Dr. Antonio Avalos, economics professor at California State University, Fresno, will discuss “Assessing the Economic Impact of a Living Wage Ordinance in the City of Fresno” during the Economics Colloquium Series on Thursday, April 20, on campus.
His talk, which is free and open to the public, will be from 3:30 to 5 p.m. in the University Business Center Executive Classroom 192 of the Peters Business Building (5245 N. Backer Ave.)
Avalos will present basic concepts related to similar ordinances elsewhere, the living-wage movement around the country and preliminary results of a study he is currently conducting about the impact of a living-wage ordinance in Fresno.
He notes that following a relatively recent trend across the country, a living-wage campaign was launched in Fresno last year by the Community Alliance for a Fair Economy.

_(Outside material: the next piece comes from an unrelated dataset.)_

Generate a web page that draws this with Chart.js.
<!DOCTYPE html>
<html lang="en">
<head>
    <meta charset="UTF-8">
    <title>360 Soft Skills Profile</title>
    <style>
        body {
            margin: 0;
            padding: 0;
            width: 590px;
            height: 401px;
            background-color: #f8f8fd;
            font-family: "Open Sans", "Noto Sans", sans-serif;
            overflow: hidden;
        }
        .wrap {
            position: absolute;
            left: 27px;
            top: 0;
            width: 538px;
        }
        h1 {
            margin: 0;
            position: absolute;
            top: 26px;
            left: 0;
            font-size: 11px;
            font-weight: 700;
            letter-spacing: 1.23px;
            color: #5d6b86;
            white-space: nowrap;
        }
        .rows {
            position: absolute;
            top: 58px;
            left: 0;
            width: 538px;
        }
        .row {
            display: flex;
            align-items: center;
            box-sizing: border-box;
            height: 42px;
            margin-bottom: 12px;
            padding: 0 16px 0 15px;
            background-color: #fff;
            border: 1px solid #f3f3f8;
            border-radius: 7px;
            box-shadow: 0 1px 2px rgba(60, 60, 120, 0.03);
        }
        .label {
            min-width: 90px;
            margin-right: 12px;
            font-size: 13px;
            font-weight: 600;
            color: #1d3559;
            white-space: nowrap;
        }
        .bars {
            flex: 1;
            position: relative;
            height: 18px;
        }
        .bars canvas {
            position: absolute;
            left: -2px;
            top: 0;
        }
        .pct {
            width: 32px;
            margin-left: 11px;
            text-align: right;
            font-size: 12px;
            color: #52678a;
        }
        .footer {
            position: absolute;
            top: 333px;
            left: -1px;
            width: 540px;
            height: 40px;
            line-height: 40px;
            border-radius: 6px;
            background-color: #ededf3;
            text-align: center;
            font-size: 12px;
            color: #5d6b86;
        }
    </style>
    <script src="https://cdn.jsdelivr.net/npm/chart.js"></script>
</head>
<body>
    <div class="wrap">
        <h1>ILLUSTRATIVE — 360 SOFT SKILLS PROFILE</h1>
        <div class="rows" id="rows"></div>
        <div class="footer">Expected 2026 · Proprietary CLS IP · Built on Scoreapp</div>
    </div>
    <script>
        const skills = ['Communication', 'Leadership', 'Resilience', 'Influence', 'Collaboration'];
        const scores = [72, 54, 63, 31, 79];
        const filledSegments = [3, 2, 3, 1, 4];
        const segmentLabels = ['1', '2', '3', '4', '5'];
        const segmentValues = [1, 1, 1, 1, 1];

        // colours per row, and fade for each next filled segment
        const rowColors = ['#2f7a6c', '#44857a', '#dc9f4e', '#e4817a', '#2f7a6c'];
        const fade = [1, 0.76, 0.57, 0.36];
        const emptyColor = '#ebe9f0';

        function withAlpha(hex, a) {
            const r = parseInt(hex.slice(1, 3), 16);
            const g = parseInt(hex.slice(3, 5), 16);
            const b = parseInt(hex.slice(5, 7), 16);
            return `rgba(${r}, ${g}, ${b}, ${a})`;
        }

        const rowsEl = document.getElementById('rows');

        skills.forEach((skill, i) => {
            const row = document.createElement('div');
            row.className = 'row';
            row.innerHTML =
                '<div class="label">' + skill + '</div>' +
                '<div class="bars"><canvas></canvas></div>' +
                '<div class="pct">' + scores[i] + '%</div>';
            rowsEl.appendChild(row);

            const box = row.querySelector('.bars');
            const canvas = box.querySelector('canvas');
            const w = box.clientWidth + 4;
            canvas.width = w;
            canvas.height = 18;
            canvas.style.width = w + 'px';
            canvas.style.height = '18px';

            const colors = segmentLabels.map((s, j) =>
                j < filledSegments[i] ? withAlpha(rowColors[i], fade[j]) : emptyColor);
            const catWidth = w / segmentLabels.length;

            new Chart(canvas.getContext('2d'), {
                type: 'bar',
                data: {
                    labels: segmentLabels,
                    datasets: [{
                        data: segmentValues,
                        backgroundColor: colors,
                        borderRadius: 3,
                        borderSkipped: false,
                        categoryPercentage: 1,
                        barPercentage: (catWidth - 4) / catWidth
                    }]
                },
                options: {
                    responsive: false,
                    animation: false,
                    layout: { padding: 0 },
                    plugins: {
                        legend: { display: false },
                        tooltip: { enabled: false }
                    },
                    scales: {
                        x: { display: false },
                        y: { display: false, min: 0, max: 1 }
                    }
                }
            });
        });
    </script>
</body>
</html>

The proposed ordinance would require anyone contracting with the city for $50,000 or more to pay employees at least $10 per hour and provide health insurance coverage or $11.50 an hour without benefits.

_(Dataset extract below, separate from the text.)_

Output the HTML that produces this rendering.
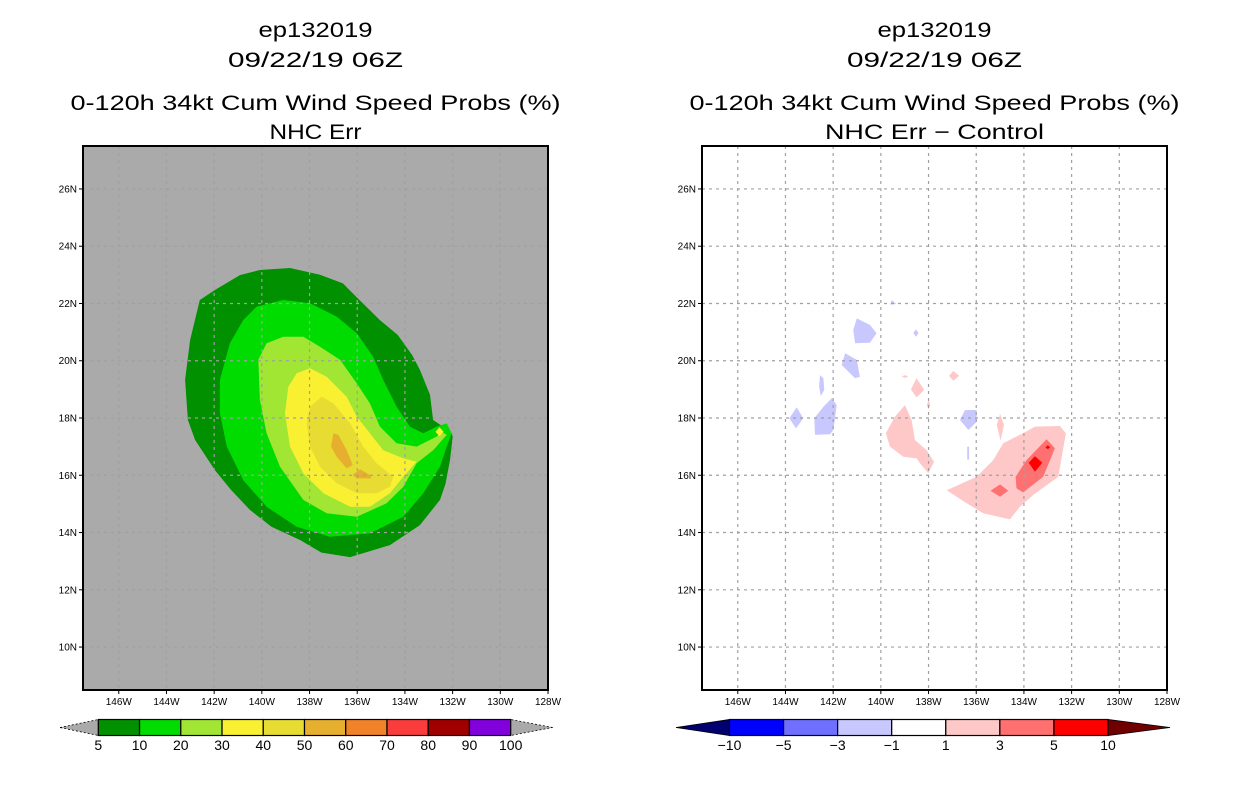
<!DOCTYPE html>
<html><head><meta charset="utf-8">
<style>
html,body{margin:0;padding:0;background:#fff;}
svg{display:block;}
text{font-family:"Liberation Sans",sans-serif;fill:#000;}
</style></head>
<body>
<svg id="chart" width="1236" height="800" viewBox="0 0 1236 800" xmlns="http://www.w3.org/2000/svg"></svg>
<script>
// ---- data (lon, lat) ----
const lonTicks = [-146,-144,-142,-140,-138,-136,-134,-132,-130,-128];
const lonTickLabels = ["146W","144W","142W","140W","138W","136W","134W","132W","130W","128W"];
const latTicks = [10,12,14,16,18,20,22,24,26];
const latTickLabels = ["10N","12N","14N","16N","18N","20N","22N","24N","26N"];
const probLevels = [5,10,20,30,40,50,60,70,80,90,100];
const probColors = ["#009000","#00dc00","#a0e632","#faf032","#e6dc32","#e6af2d","#f08228","#fa3c3c","#a00000","#8200dc"];
const diffLevels = [-10,-5,-3,-1,1,3,5,10];
const diffColors = ["#0000ff","#7070ff","#c8c8ff","#ffffff","#ffc8c8","#ff7070","#ff0000"];

const prob5 = [[-140.08,23.17],[-138.82,23.24],[-137.56,23.0],[-136.6,22.7],[-136.0,22.2],[-135.05,21.42],[-134.3,20.9],[-133.7,20.2],[-133.37,19.68],[-132.95,18.81],[-132.82,17.93],[-132.32,17.65],[-131.99,17.41],[-132.11,16.53],[-132.3,15.7],[-132.53,15.14],[-133.37,14.26],[-134.63,13.56],[-136.3,13.14],[-137.5,13.3],[-138.4,13.74],[-139.6,14.2],[-140.5,14.79],[-141.3,15.5],[-141.97,16.18],[-142.8,17.23],[-143.1,17.93],[-143.22,19.33],[-143.01,20.72],[-142.6,22.12],[-141.97,22.47],[-140.92,22.99]];
const prob10 = [[-140.22,21.89],[-139.1,22.12],[-137.98,22.01],[-136.86,21.54],[-136.02,20.96],[-135.33,20.14],[-134.91,19.33],[-134.35,18.39],[-133.79,17.7],[-133.23,17.47],[-132.67,17.7],[-132.25,17.81],[-132.04,17.47],[-132.25,17.0],[-132.53,16.3],[-133.23,15.37],[-134.07,14.55],[-135.47,13.97],[-137.14,13.85],[-138.54,14.2],[-139.8,14.9],[-140.78,15.83],[-141.47,17.0],[-141.76,18.16],[-141.76,19.33],[-141.34,20.61],[-140.78,21.42]];
const prob20 = [[-139.8,20.61],[-139.1,20.84],[-138.26,20.84],[-137.56,20.49],[-136.72,20.03],[-136.02,19.21],[-135.47,18.51],[-135.05,17.7],[-134.35,17.12],[-133.51,17.0],[-132.67,17.35],[-132.46,17.52],[-132.25,17.41],[-132.81,16.88],[-133.51,16.42],[-134.07,15.6],[-134.77,15.02],[-136.02,14.55],[-137.28,14.67],[-138.26,15.14],[-139.24,16.3],[-139.8,17.47],[-140.08,18.63],[-140.15,20.03]];
const prob30 = [[-138.54,19.56],[-137.98,19.74],[-137.28,19.44],[-136.44,18.74],[-136.02,18.05],[-135.47,17.47],[-134.91,16.88],[-134.07,16.59],[-133.51,16.47],[-134.07,15.95],[-134.63,15.37],[-135.47,14.9],[-136.3,14.9],[-137.42,15.37],[-138.26,16.07],[-138.82,17.0],[-139.03,18.16],[-138.89,19.09]];
const prob30b = [[-132.55,17.68],[-132.38,17.52],[-132.55,17.36],[-132.72,17.52]];
const prob40 = [[-137.98,18.39],[-137.49,18.74],[-137.0,18.51],[-136.3,17.81],[-135.75,17.0],[-135.19,16.42],[-134.49,15.95],[-134.63,15.6],[-135.19,15.37],[-136.02,15.37],[-136.86,15.72],[-137.56,16.3],[-137.98,17.0],[-138.12,17.81]];
const prob50a = [[-137.0,17.47],[-136.79,17.41],[-136.44,16.88],[-136.19,16.36],[-136.44,16.24],[-136.86,16.65],[-137.1,17.0]];
const prob50b = [[-136.19,16.01],[-135.89,16.21],[-135.47,16.01],[-135.4,15.89],[-136.02,15.89]];

const diffNeg1 = [
 [[-141.01,21.48],[-140.46,21.25],[-140.18,20.96],[-140.46,20.63],[-141.08,20.61],[-141.16,21.07]],
 [[-141.5,20.26],[-141.01,20.03],[-140.88,19.44],[-141.08,19.39],[-141.64,19.85]],
 [[-142.55,19.5],[-142.41,19.39],[-142.37,18.98],[-142.52,18.77],[-142.59,19.09]],
 [[-142.06,18.69],[-141.85,18.45],[-141.99,17.58],[-142.13,17.43],[-142.76,17.41],[-142.79,17.99],[-142.41,18.39]],
 [[-143.53,18.37],[-143.25,17.99],[-143.56,17.64],[-143.84,17.99]],
 [[-136.47,18.28],[-135.98,18.28],[-135.98,17.87],[-136.33,17.58],[-136.68,17.93]],
 [[-139.55,22.12],[-139.35,21.98],[-139.6,21.96]],
 [[-138.53,21.1],[-138.42,20.97],[-138.53,20.84],[-138.64,20.97]],
 [[-136.38,17.0],[-136.3,17.0],[-136.3,16.55],[-136.38,16.55]]
];
const diffPos1 = [
 [[-138.99,18.45],[-138.71,17.93],[-138.57,17.23],[-138.08,16.88],[-137.77,16.47],[-138.01,16.07],[-138.36,16.42],[-138.5,16.59],[-139.06,16.65],[-139.62,17.0],[-139.79,17.47],[-139.41,18.05]],
 [[-138.5,19.39],[-138.18,18.98],[-138.5,18.72],[-138.74,19.0]],
 [[-136.96,19.64],[-136.71,19.47],[-136.96,19.3],[-137.14,19.47]],
 [[-135.0,18.14],[-134.84,17.76],[-134.98,17.21],[-135.14,17.76]],
 [[-137.24,15.48],[-135.98,15.95],[-135.29,16.53],[-134.87,17.12],[-134.03,17.47],[-133.54,17.7],[-132.49,17.72],[-132.24,17.47],[-132.56,15.95],[-133.61,15.31],[-134.17,14.9],[-134.59,14.46],[-135.71,14.67],[-136.4,15.02]],
 [[-138.99,19.5],[-138.85,19.45],[-138.99,19.4],[-139.13,19.45]],
 [[-138.0,18.62],[-137.93,18.45],[-138.0,18.3],[-138.07,18.45]]
];
const diffPos3 = [
 [[-133.05,17.26],[-132.7,16.94],[-133.19,15.95],[-134.03,15.4],[-134.31,15.54],[-134.35,15.95],[-133.89,16.53]],
 [[-135.0,15.68],[-134.66,15.46],[-135.0,15.25],[-135.4,15.46]]
];
const diffPos5 = [
 [[-133.54,16.67],[-133.23,16.44],[-133.54,16.12],[-133.8,16.44]],
 [[-133.0,17.05],[-132.9,16.98],[-133.0,16.91],[-133.1,16.98]]
];

// ---- layout ----
const NS = "http://www.w3.org/2000/svg";
const svg = document.getElementById('chart');
const LON0=-147.5, LON1=-128, LAT0=8.5, LAT1=27.5;
const PW=465, PH=544, PTOP=146;
function mk(tag, attrs, parent){const e=document.createElementNS(NS,tag);for(const k in attrs)e.setAttribute(k,attrs[k]);(parent||svg).appendChild(e);return e;}
function xs(left){return lon=>left+(lon-LON0)/(LON1-LON0)*PW;}
function ys(lat){return PTOP+(LAT1-lat)/(LAT1-LAT0)*PH;}
function polyStr(pts,x){return pts.map(p=>x(p[0]).toFixed(1)+","+ys(p[1]).toFixed(1)).join(" ");}

function panel(left, bg, layers, titles, widths, id){
  const g=mk('g',{});
  
  
  const cx=left+PW/2;
  const ty=[30,60,103,132];
  titles.forEach((t,i)=>{
    const e=mk('text',{x:cx,y:ty[i]+7,'text-anchor':'middle','font-size':21,textLength:widths[i],lengthAdjust:'spacingAndGlyphs'},g);
    e.textContent=t;
    
    
  });
  const bgr=mk('rect',{x:left,y:PTOP,width:PW,height:PH,fill:bg},g);
  
  
  const x=xs(left);
  layers.forEach(L=>{
    L.polys.forEach(p=>{
      const e=mk('polygon',{points:polyStr(p,x),fill:L.color},g);
      
      
    });
  });
  lonTicks.forEach((lon,i)=>{
    if(lon<LON1){
      const l=mk('line',{x1:x(lon),x2:x(lon),y1:PTOP,y2:PTOP+PH,stroke:'#a0a0a0','stroke-width':1.2,'stroke-dasharray':'3,4'},g);
      
      
    }
    mk('line',{x1:x(lon),x2:x(lon),y1:PTOP+PH,y2:PTOP+PH+4,stroke:'#000','stroke-width':1},g);
    const t=mk('text',{x:x(lon),y:PTOP+PH+15,'text-anchor':'middle','font-size':10},g);
    t.textContent=lonTickLabels[i];
    
    
  });
  latTicks.forEach((lat,i)=>{
    const l=mk('line',{x1:left,x2:left+PW,y1:ys(lat),y2:ys(lat),stroke:'#a0a0a0','stroke-width':1.2,'stroke-dasharray':'3,4'},g);
    
    
    mk('line',{x1:left-4,x2:left,y1:ys(lat),y2:ys(lat),stroke:'#000','stroke-width':1},g);
    const t=mk('text',{x:left-6,y:ys(lat)+3.5,'text-anchor':'end','font-size':10},g);
    t.textContent=latTickLabels[i];
    
    
  });
  const fr=mk('rect',{x:left,y:PTOP,width:PW,height:PH,fill:'none',stroke:'#000','stroke-width':2},g);
  
  
}

function colorbar(x0,x1,tipL,tipR,colors,lowC,highC,labels,id){
  const g=mk('g',{});
  
  
  const y0=719.5,y1=735.5,ym=(y0+y1)/2;
  const w=(x1-x0)/colors.length;
  const lt=mk('polygon',{points:`${tipL},${ym} ${x0},${y0} ${x0},${y1}`,fill:lowC,stroke:'#000','stroke-width':0.8,'stroke-dasharray':lowC==='#aaaaaa'?'2,2':'none'},g);
  
  
  const rt=mk('polygon',{points:`${tipR},${ym} ${x1},${y0} ${x1},${y1}`,fill:highC,stroke:'#000','stroke-width':0.8,'stroke-dasharray':highC==='#aaaaaa'?'2,2':'none'},g);
  
  
  colors.forEach((c,i)=>{
    const r=mk('rect',{x:x0+i*w,y:y0,width:w,height:y1-y0,fill:c,stroke:'#000','stroke-width':1.2},g);
    
    
  });
  labels.forEach((v,i)=>{
    const t=mk('text',{x:x0+i*w,y:750,'text-anchor':'middle','font-size':14},g);
    t.textContent=v<0?('\u2212'+Math.abs(v)):String(v);
    
    
  });
}

const probLayers=[
 {name:'5pct',color:probColors[0],polys:[prob5]},
 {name:'10pct',color:probColors[1],polys:[prob10]},
 {name:'20pct',color:probColors[2],polys:[prob20]},
 {name:'30pct',color:probColors[3],polys:[prob30,prob30b]},
 {name:'40pct',color:probColors[4],polys:[prob40]},
 {name:'50pct',color:probColors[5],polys:[prob50a,prob50b]}
];
const diffLayers=[
 {name:'minus1-to-minus3',color:diffColors[2],polys:diffNeg1},
 {name:'1-to-3',color:diffColors[4],polys:diffPos1},
 {name:'3-to-5',color:diffColors[5],polys:diffPos3},
 {name:'5-to-10',color:diffColors[6],polys:diffPos5}
];
panel(83,'#aaaaaa',probLayers,["ep132019","09/22/19 06Z","0-120h 34kt Cum Wind Speed Probs (%)","NHC Err"],[114,175,490,92],'left');
panel(702,'#ffffff',diffLayers,["ep132019","09/22/19 06Z","0-120h 34kt Cum Wind Speed Probs (%)","NHC Err \u2212 Control"],[114,175,490,219],'right');
colorbar(98.3,510.7,60,552.7,probColors,'#aaaaaa','#aaaaaa',probLevels,'left');
colorbar(729.5,1108,676,1170,diffColors,'#000070','#700000',diffLevels,'right');
</script>
</body></html>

He says that by better understanding the living-wage ordinance, policymakers, employer organizations, labor unions and voters can make informed decisions regarding the impact of such mandates on the local community.

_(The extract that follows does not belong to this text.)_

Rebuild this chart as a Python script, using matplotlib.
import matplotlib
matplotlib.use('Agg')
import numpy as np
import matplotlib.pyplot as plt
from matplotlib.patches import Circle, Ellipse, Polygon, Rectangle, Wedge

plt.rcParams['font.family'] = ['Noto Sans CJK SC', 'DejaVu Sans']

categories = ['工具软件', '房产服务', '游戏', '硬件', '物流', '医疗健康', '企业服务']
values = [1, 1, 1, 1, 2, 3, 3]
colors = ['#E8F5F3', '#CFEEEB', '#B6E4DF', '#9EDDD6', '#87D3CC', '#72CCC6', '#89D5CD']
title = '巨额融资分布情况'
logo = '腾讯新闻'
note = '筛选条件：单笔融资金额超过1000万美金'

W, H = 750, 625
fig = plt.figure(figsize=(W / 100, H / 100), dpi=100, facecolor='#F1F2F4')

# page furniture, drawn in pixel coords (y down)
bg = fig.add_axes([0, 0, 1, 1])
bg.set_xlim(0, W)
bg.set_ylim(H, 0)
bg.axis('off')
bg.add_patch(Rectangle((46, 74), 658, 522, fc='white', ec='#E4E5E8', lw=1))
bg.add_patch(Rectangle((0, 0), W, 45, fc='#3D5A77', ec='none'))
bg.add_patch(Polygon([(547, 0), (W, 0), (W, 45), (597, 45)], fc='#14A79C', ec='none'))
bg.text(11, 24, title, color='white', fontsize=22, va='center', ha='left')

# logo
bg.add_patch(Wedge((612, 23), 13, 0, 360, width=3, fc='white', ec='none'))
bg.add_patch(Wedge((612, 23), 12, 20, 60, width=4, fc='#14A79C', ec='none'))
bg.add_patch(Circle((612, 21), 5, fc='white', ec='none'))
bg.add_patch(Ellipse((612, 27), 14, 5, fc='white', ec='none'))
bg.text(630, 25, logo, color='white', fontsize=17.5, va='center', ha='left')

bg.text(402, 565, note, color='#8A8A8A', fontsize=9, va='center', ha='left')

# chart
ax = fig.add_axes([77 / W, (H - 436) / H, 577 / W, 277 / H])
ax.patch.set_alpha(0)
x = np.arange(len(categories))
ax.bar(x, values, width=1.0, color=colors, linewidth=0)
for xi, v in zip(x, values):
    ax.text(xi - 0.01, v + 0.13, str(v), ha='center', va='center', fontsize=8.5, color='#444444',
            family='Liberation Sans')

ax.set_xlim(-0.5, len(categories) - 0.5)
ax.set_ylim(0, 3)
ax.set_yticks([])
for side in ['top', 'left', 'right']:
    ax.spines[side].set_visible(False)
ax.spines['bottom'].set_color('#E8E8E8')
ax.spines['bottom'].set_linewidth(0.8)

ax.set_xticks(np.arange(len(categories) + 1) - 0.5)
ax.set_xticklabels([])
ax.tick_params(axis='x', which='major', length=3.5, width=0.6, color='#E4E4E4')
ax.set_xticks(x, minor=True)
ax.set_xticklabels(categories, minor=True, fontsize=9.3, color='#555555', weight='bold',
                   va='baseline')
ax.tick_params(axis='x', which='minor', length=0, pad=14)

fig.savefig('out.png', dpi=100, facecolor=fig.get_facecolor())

Avalos, who joined the Fresno State economics faculty in 2003, also currently is conducting research to identify the forces shaping the Central Valley’s economy.
He received his Ph.D. in economics from Oklahoma State University with specialization in economic development and international economics. He earned B.S. and M.S. degrees at Universidad Popular AutOnoma del Estado de Puebla in Mexico and Oklahoma State University, respectively.
Avalos has spent several years conducting research on workforce and regional economics issues. He started as Herman Kahn Fellow at the Hudson Institute in Indianapolis, Indiana, and later as an external consultant for the institute. Also, he was a visiting scholar at the Andean Corporation of Development in Caracas, Venezuela, where he conducted applied research in international trade, economic development and labor markets in Latin American economies.